Video by Amy Yang
“Shanghai, China,” I answered cheerfully whenever someone asked me where I’m from during orientation. It was the most natural answer – I lived in the same city, the same apartment for 15 years. I don’t know another home.
When people know your origin, they form certain expectations about you. I, however, did not grow up in the same culture as most other Chinese international students who were born and raised in the country. My family holds American passports. I spoke English throughout high school and among friends. I can rarely join in the rapid-fire conversations peppered with slang between other students from China, and rarely do I feel at home among them.
“I’m from Shanghai, but I was born in the Bay Area,” I started to tell people, hinting that I’m not as culturally distant as they might otherwise imagine. I’ve been to the Bay Area a few times since my family moved away when I was three. I have relatives there. If I have a second home, that must be it.

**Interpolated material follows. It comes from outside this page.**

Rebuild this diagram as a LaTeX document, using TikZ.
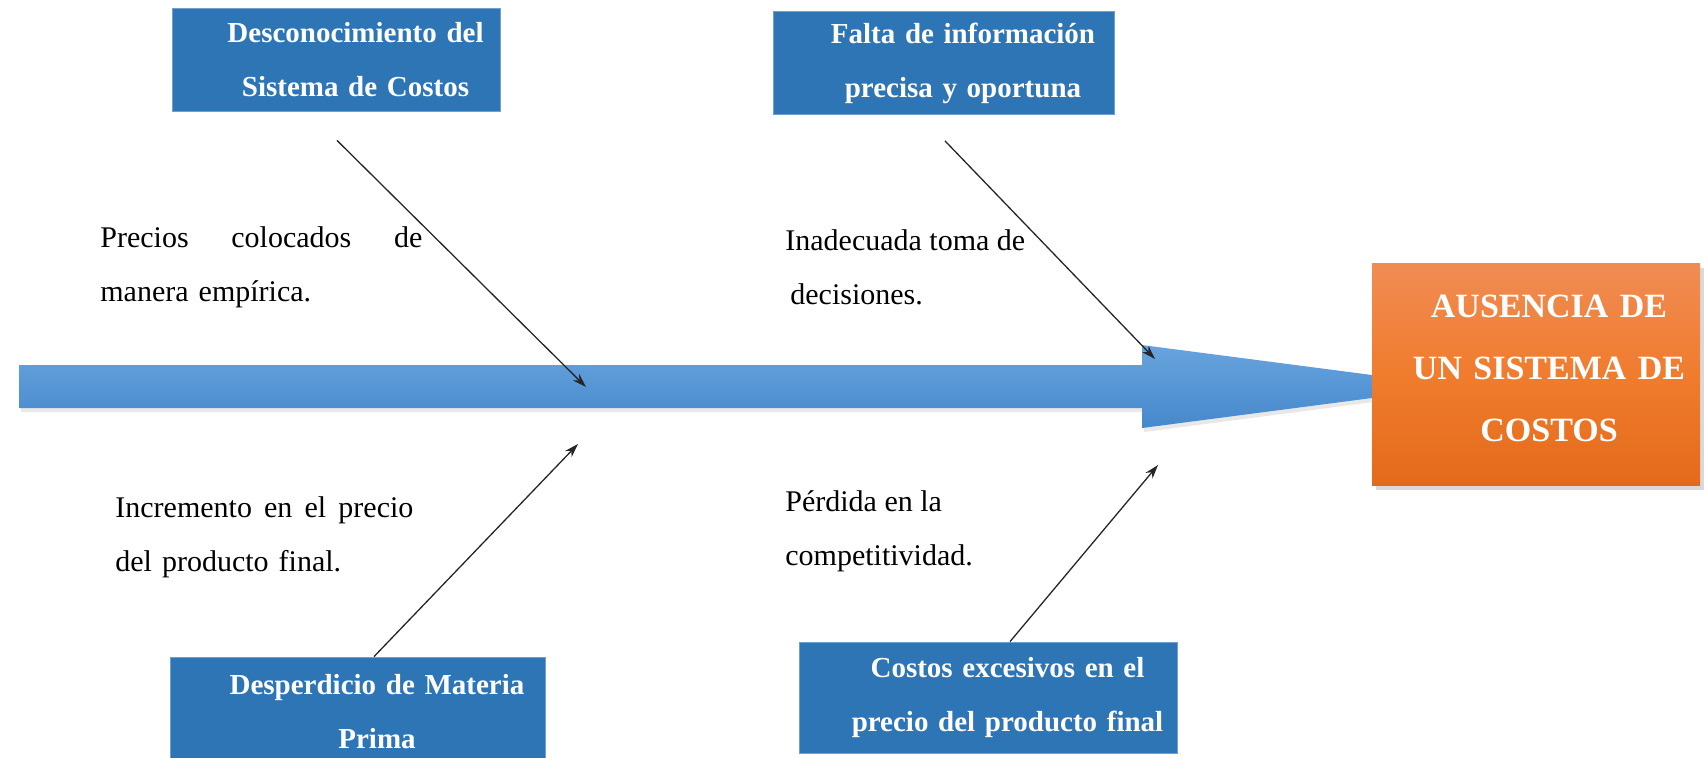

On the other hand, my answer reminds me of the pregnant Chinese women who travel to California to give birth to U.S. citizens. These children then grow up in China without much contact with American culture. Unlike them, I am the child of immigrants. My parents’ story, in addition to the American education that I received, forms a significant part of my cultural identity. America is more to me than merely a birthplace.
“I’m originally from California, but I grew up in Shanghai.” I changed my answer once again during the Chinese Student Association social, feeling particularly self-conscious due to how “American” everyone seemed. (The organization is divided into “dynasties,” which sounds very Chinese until one realizes they’re dynasties from Avatar: The Last Airbender.) My answer was in no way false. I am originally from California. I did grow up in Shanghai. Why, then, do I feel dishonest? My accent is American enough for me to pass as “just another Chinese American from California,” and I suppose my new answer gives that impression.
So where am I really from? The truth is, for me, this question is irrelevant. People are not defined by their geographic locations, past or present. I have friends who went to school in the U.S. but remain more in touch with their Chinese background than I do. I also know people who spent nearly all their life in China but remain ignorant of the culture around them. Instead, my cultural identity is shaped by the people and ideas surrounding me. I associated myself with Chinese culture a lot more five years ago, before transferring to an American international school in Shanghai. Then, the texts that I read and the friends that I made added American elements to my identity. At college, I have an even bigger pool of cultural environments to choose from – I even started learning German!
My father likes to talk about roots. “At the end of the day, you are Chinese,” he declares. I disagree. At the end of the day, I am whoever I want to be. I just have to find out who that is.